Don’t get me wrong. There are young innovators today who are doing some pretty special things, but that doesn’t mean we should disrespect the past. (By that logic, in about 40 or 50 years fly anglers will be discounting the contributions being made today.)
Some fly anglers have spent years exploring and developing new fisheries and the techniques to be successful there—people like Keith Rose-Innes in the Seychelles. John Olch is fanatical about permit, and he probably knows more about them than any angler alive. He wishes to remain anonymous, but he is a retired physician who is quietly closing in on Del Brown’s permit record (and probably will do it within the next few years). Sandy Moret has done so much for the sport of fly fishing and conservation that filling the pages of our magazine couldn’t begin to tell his story.
“I like your magazine,
but can you please stop writing about
these old dudes that no one
cares about?”
Saltwater fly tying has been enhanced by Nick Davis and his 239 Flies. I’m pretty sure Nick will have a place in the history books as an innovative fly tier, but some of our younger readers may not know that one of Nick’s most popular patterns, the Gangster Gurgler, is simply a reimagining of the late Jack Gartside’s classic pattern, which was first tied at least 30 years ago.

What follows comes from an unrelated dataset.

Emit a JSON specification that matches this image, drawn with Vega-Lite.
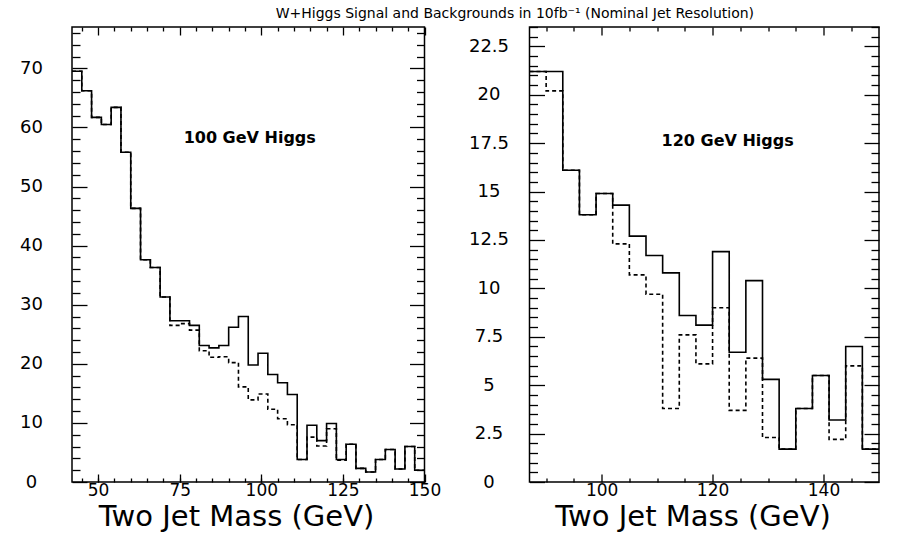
{
  "$schema": "https://vega.github.io/schema/vega-lite/v6.json",
  "background": "white",
  "padding": {"left": 18, "top": 6, "right": 0, "bottom": 0},
  "title": {"text": "W+Higgs Signal and Backgrounds in 10fb⁻¹ (Nominal Jet Resolution)", "font": "DejaVu Sans", "fontSize": 14, "fontWeight": "normal", "color": "black", "anchor": "middle", "dx": 64, "offset": 5},
  "bounds": "flush",
  "spacing": 104.5,
  "datasets": {
    "leftTotal": [
      {"m": 42, "n": 69.5}, {"m": 45, "n": 66.2}, {"m": 48, "n": 61.7}, {"m": 51, "n": 60.5}, {"m": 54, "n": 63.4}, {"m": 57, "n": 55.8},
      {"m": 60, "n": 46.3}, {"m": 63, "n": 37.6}, {"m": 66, "n": 36.3}, {"m": 69, "n": 31.3}, {"m": 72, "n": 27.3}, {"m": 75, "n": 27.3},
      {"m": 78, "n": 26.5}, {"m": 81, "n": 23.1}, {"m": 84, "n": 22.7}, {"m": 87, "n": 23.1}, {"m": 90, "n": 26.2}, {"m": 93, "n": 28.0},
      {"m": 96, "n": 19.8}, {"m": 99, "n": 21.8}, {"m": 102, "n": 18.2}, {"m": 105, "n": 16.8}, {"m": 108, "n": 14.8}, {"m": 111, "n": 3.8},
      {"m": 114, "n": 9.6}, {"m": 117, "n": 7.0}, {"m": 120, "n": 9.9}, {"m": 123, "n": 3.8}, {"m": 126, "n": 6.4}, {"m": 129, "n": 2.3},
      {"m": 132, "n": 1.7}, {"m": 135, "n": 3.8}, {"m": 138, "n": 5.5}, {"m": 141, "n": 2.2}, {"m": 144, "n": 6.0}, {"m": 147, "n": 2.0},
      {"m": 150, "n": 2.0}
    ],
    "leftBkg": [
      {"m": 42, "n": 69.5}, {"m": 45, "n": 66.2}, {"m": 48, "n": 61.7}, {"m": 51, "n": 60.5}, {"m": 54, "n": 63.4}, {"m": 57, "n": 55.8},
      {"m": 60, "n": 46.3}, {"m": 63, "n": 37.6}, {"m": 66, "n": 36.3}, {"m": 69, "n": 31.3}, {"m": 72, "n": 26.5}, {"m": 75, "n": 26.8},
      {"m": 78, "n": 25.7}, {"m": 81, "n": 22.2}, {"m": 84, "n": 21.1}, {"m": 87, "n": 21.2}, {"m": 90, "n": 20.2}, {"m": 93, "n": 16.1},
      {"m": 96, "n": 13.9}, {"m": 99, "n": 14.9}, {"m": 102, "n": 12.3}, {"m": 105, "n": 10.7}, {"m": 108, "n": 9.7}, {"m": 111, "n": 3.8},
      {"m": 114, "n": 7.6}, {"m": 117, "n": 6.1}, {"m": 120, "n": 9.0}, {"m": 123, "n": 3.7}, {"m": 126, "n": 6.4}, {"m": 129, "n": 2.3},
      {"m": 132, "n": 1.7}, {"m": 135, "n": 3.8}, {"m": 138, "n": 5.5}, {"m": 141, "n": 2.2}, {"m": 144, "n": 6.0}, {"m": 147, "n": 2.0},
      {"m": 150, "n": 2.0}
    ],
    "rightTotal": [
      {"m": 87, "n": 21.2}, {"m": 90, "n": 21.2}, {"m": 93, "n": 16.1}, {"m": 96, "n": 13.8}, {"m": 99, "n": 14.9}, {"m": 102, "n": 14.3},
      {"m": 105, "n": 12.7}, {"m": 108, "n": 11.7}, {"m": 111, "n": 10.8}, {"m": 114, "n": 8.6}, {"m": 117, "n": 8.1}, {"m": 120, "n": 11.9},
      {"m": 123, "n": 6.7}, {"m": 126, "n": 10.4}, {"m": 129, "n": 5.3}, {"m": 132, "n": 1.7}, {"m": 135, "n": 3.8}, {"m": 138, "n": 5.5},
      {"m": 141, "n": 3.2}, {"m": 144, "n": 7.0}, {"m": 147, "n": 1.7}, {"m": 150, "n": 1.7}
    ],
    "rightBkg": [
      {"m": 87, "n": 21.2}, {"m": 90, "n": 20.2}, {"m": 93, "n": 16.1}, {"m": 96, "n": 13.8}, {"m": 99, "n": 14.9}, {"m": 102, "n": 12.3},
      {"m": 105, "n": 10.7}, {"m": 108, "n": 9.7}, {"m": 111, "n": 3.8}, {"m": 114, "n": 7.6}, {"m": 117, "n": 6.1}, {"m": 120, "n": 9.0},
      {"m": 123, "n": 3.7}, {"m": 126, "n": 6.4}, {"m": 129, "n": 2.3}, {"m": 132, "n": 1.7}, {"m": 135, "n": 3.8}, {"m": 138, "n": 5.5},
      {"m": 141, "n": 2.2}, {"m": 144, "n": 6.0}, {"m": 147, "n": 1.7}, {"m": 150, "n": 1.7}
    ]
  },
  "hconcat": [
    {
      "width": 352.5,
      "height": 455,
      "layer": [
        {
          "data": {"name": "leftTotal"},
          "mark": {"type": "line", "interpolate": "step-after", "color": "black", "strokeWidth": 1.6},
          "encoding": {
            "x": {"field": "m", "type": "quantitative", "scale": {"domain": [42, 150], "nice": false, "zero": false},
                  "axis": {"orient": "bottom", "values": [50, 75, 100, 125, 150], "format": "d", "tickSize": -8, "labelPadding": 8, "labelFontSize": 17, "labelFlush": false, "labelOverlap": false, "title": "Two Jet Mass (GeV)", "titleFontSize": 29, "titlePadding": 4, "titleX": 164}},
            "y": {"field": "n", "type": "quantitative", "scale": {"domain": [0, 77], "nice": false},
                  "axis": {"orient": "left", "values": [0, 10, 20, 30, 40, 50, 60, 70], "format": "d", "tickSize": -15, "labelPadding": 56, "labelAlign": "center", "labelBaseline": "middle", "labelFlush": false, "labelOverlap": false, "title": null}}
          }
        },
        {
          "data": {"name": "leftBkg"},
          "mark": {"type": "line", "interpolate": "step-after", "color": "black", "strokeWidth": 1.6, "strokeDash": [4, 3]},
          "encoding": {
            "x": {"field": "m", "type": "quantitative",
                  "axis": {"orient": "bottom", "values": [45, 50, 55, 60, 65, 70, 75, 80, 85, 90, 95, 100, 105, 110, 115, 120, 125, 130, 135, 140, 145], "labels": false, "tickSize": -4, "title": null}},
            "y": {"field": "n", "type": "quantitative",
                  "axis": {"orient": "left", "values": [2, 4, 6, 8, 12, 14, 16, 18, 22, 24, 26, 28, 32, 34, 36, 38, 42, 44, 46, 48, 52, 54, 56, 58, 62, 64, 66, 68, 72, 74, 76], "labels": false, "tickSize": -8, "title": null}}
          }
        },
        {
          "data": {"values": [{"m": 76.2, "n": 58.3, "label": "100 GeV Higgs"}]},
          "mark": {"type": "text", "align": "left", "baseline": "middle", "font": "DejaVu Sans", "fontSize": 16, "fontWeight": "bold", "color": "black"},
          "encoding": {
            "x": {"field": "m", "type": "quantitative",
                  "axis": {"orient": "top", "values": [50, 75, 100, 125, 150], "labels": false, "tickSize": -8, "title": null}},
            "y": {"field": "n", "type": "quantitative",
                  "axis": {"orient": "right", "values": [0, 10, 20, 30, 40, 50, 60, 70], "labels": false, "tickSize": -15, "title": null}},
            "text": {"field": "label"}
          }
        },
        {
          "data": {"name": "leftTotal"},
          "mark": {"type": "point", "opacity": 0},
          "encoding": {
            "x": {"field": "m", "type": "quantitative",
                  "axis": {"orient": "top", "values": [45, 55, 60, 65, 70, 80, 85, 90, 95, 105, 110, 115, 120, 130, 135, 140, 145], "labels": false, "tickSize": -4, "title": null}},
            "y": {"field": "n", "type": "quantitative",
                  "axis": {"orient": "right", "values": [2, 4, 6, 8, 12, 14, 16, 18, 22, 24, 26, 28, 32, 34, 36, 38, 42, 44, 46, 48, 52, 54, 56, 58, 62, 64, 66, 68, 72, 74, 76], "labels": false, "tickSize": -8, "title": null}}
          }
        }
      ],
      "resolve": {"axis": {"x": "independent", "y": "independent"}}
    },
    {
      "width": 349.5,
      "height": 455,
      "layer": [
        {
          "data": {"name": "rightTotal"},
          "mark": {"type": "line", "interpolate": "step-after", "color": "black", "strokeWidth": 1.6},
          "encoding": {
            "x": {"field": "m", "type": "quantitative", "scale": {"domain": [87, 150], "nice": false, "zero": false},
                  "axis": {"orient": "bottom", "values": [100, 120, 140], "format": "d", "tickSize": -8, "labelPadding": 8, "labelFontSize": 17, "labelFlush": false, "labelOverlap": false, "title": "Two Jet Mass (GeV)", "titleFontSize": 29, "titlePadding": 4, "titleX": 163}},
            "y": {"field": "n", "type": "quantitative", "scale": {"domain": [0, 23.5], "nice": false},
                  "axis": {"orient": "left", "values": [0, 2.5, 5, 7.5, 10, 12.5, 15, 17.5, 20, 22.5], "format": ".3~g", "tickSize": -15, "labelPadding": 56, "labelAlign": "center", "labelBaseline": "middle", "labelFlush": false, "labelOverlap": false, "title": null}}
          }
        },
        {
          "data": {"name": "rightBkg"},
          "mark": {"type": "line", "interpolate": "step-after", "color": "black", "strokeWidth": 1.6, "strokeDash": [4, 3]},
          "encoding": {
            "x": {"field": "m", "type": "quantitative",
                  "axis": {"orient": "bottom", "values": [90, 95, 105, 110, 115, 125, 130, 135, 145], "labels": false, "tickSize": -4, "title": null}},
            "y": {"field": "n", "type": "quantitative",
                  "axis": {"orient": "left", "values": [0.5, 1, 1.5, 2, 3, 3.5, 4, 4.5, 5.5, 6, 6.5, 7, 8, 8.5, 9, 9.5, 10.5, 11, 11.5, 12, 13, 13.5, 14, 14.5, 15.5, 16, 16.5, 17, 18, 18.5, 19, 19.5, 20.5, 21, 21.5, 22, 23, 23.5], "labels": false, "tickSize": -8, "title": null}}
          }
        },
        {
          "data": {"values": [{"m": 110.8, "n": 17.6, "label": "120 GeV Higgs"}]},
          "mark": {"type": "text", "align": "left", "baseline": "middle", "font": "DejaVu Sans", "fontSize": 16, "fontWeight": "bold", "color": "black"},
          "encoding": {
            "x": {"field": "m", "type": "quantitative",
                  "axis": {"orient": "top", "values": [100, 120, 140], "labels": false, "tickSize": -8, "title": null}},
            "y": {"field": "n", "type": "quantitative",
                  "axis": {"orient": "right", "values": [0, 2.5, 5, 7.5, 10, 12.5, 15, 17.5, 20, 22.5], "labels": false, "tickSize": -15, "title": null}},
            "text": {"field": "label"}
          }
        },
        {
          "data": {"name": "rightTotal"},
          "mark": {"type": "point", "opacity": 0},
          "encoding": {
            "x": {"field": "m", "type": "quantitative",
                  "axis": {"orient": "top", "values": [90, 95, 105, 110, 115, 125, 130, 135, 145], "labels": false, "tickSize": -4, "title": null}},
            "y": {"field": "n", "type": "quantitative",
                  "axis": {"orient": "right", "values": [0.5, 1, 1.5, 2, 3, 3.5, 4, 4.5, 5.5, 6, 6.5, 7, 8, 8.5, 9, 9.5, 10.5, 11, 11.5, 12, 13, 13.5, 14, 14.5, 15.5, 16, 16.5, 17, 18, 18.5, 19, 19.5, 20.5, 21, 21.5, 22, 23, 23.5], "labels": false, "tickSize": -8, "title": null}}
          }
        }
      ],
      "resolve": {"axis": {"x": "independent", "y": "independent"}}
    }
  ],
  "config": {
    "view": {"stroke": "black", "strokeWidth": 1.5},
    "axis": {"domain": false, "grid": false, "ticks": true, "tickColor": "black", "tickWidth": 1.3, "labelColor": "black", "labelFont": "DejaVu Sans", "labelFontSize": 18, "titleFont": "DejaVu Sans", "titleFontWeight": "normal", "titleColor": "black"}
  }
}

We shouldn’t discount a contribution based on the year that the contributor was born. Homer Rhode Jr. should be revered for doing the hard work to pave the way for others. These early pioneers innovated with the tools and technologies they had. They didn’t have prepackaged shrimp eyes or synthetic fibers in 48 million colors. Nor did they have tapered monofilament leaders, sealed drags, or ultrafast carbon-fiber fly rods. There was no GPS, no Google Maps, and no internet to help them. They did what they could within their means. They should be honored and remembered. If the young man who emailed me has ever tied a Seaducer to his tippet, I would remind him that he has fished with a fly that Homer Rhode originated. So to our young readers I say this: Please respect the past; it matters more than you may now realize. To quote Isaac Newton: “If I have seen further, it is by standing on the shoulders of giants.”